Each time observation can be associated to an n-dimensional array. In the following example, a random 10x2 matrix is created and the rolling covariance over a window of 4 observations is calculated. The rollcov function returns the covariance between each column, thus returning a 10x2x2 time-series.

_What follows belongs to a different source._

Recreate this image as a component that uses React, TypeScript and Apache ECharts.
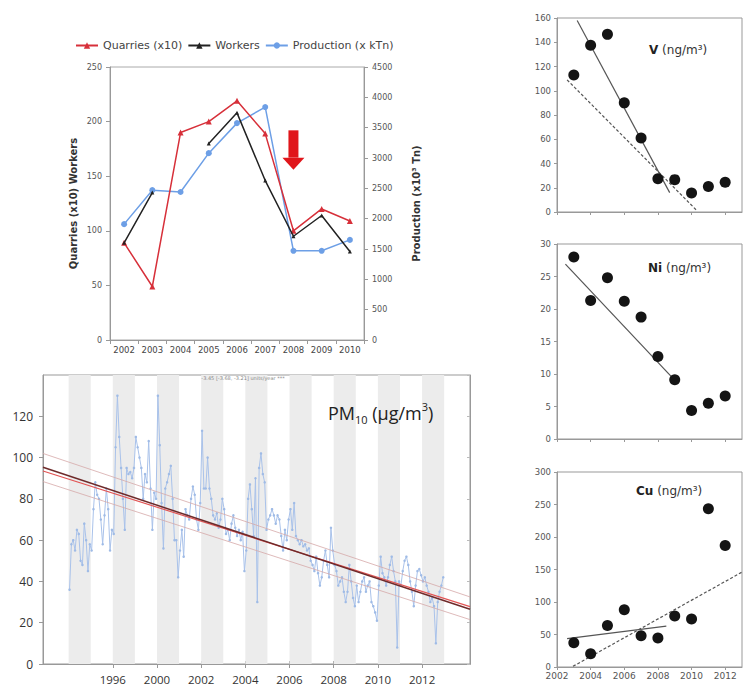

one_second <- as.nanoduration("00:00:01")
start <- |.2015-08-06 06:38:01 America/New_York.|
idx   <- seq(from=start, length.out=10, by=one_second)
data  <- runif(matrix(0, 10, 2))   # random matrix 10x2
z     <- zts(idx, data)
rollcov(z, z, 4)

C/C++ interface for data update

In the following C++ example, message msg is created and then immediately sent on a socket:

  auto data = std::vector<double>(ncols);
  std::iota(data.begin(), data.end(), 1);

  // create the append message:
  const auto now = std::chrono::system_clock::now();
  auto msg = arr::make_append_msg(varname, std::vector<Global::dtime>{now}, data);

  // write the message to socket 'fd':
  ssize_t wres = write(fd, msg.first.get(), msg.second);

See a complete example in C++.

See a complete example in C.

Dynamically extensible

The following C++ code defines a function that takes the cosine of the cosine:

#include <cmath>
#include "valuevar.hpp"
#include "env.hpp"

extern shared_ptr<BaseFrame> global;

val::Value _cos2(const vector<pair<string, val::Value>>& v) {
  return cos(cos(get<double>(v[0].second)));
}

val::VBuiltinG g(global, "cos2", "function (x) NULL\n", _cos2);

It can then be dynamically loaded in ztsdb like this:

dyn.load("libsotest.so")

The cos2 function is then available as any of the built-in functions.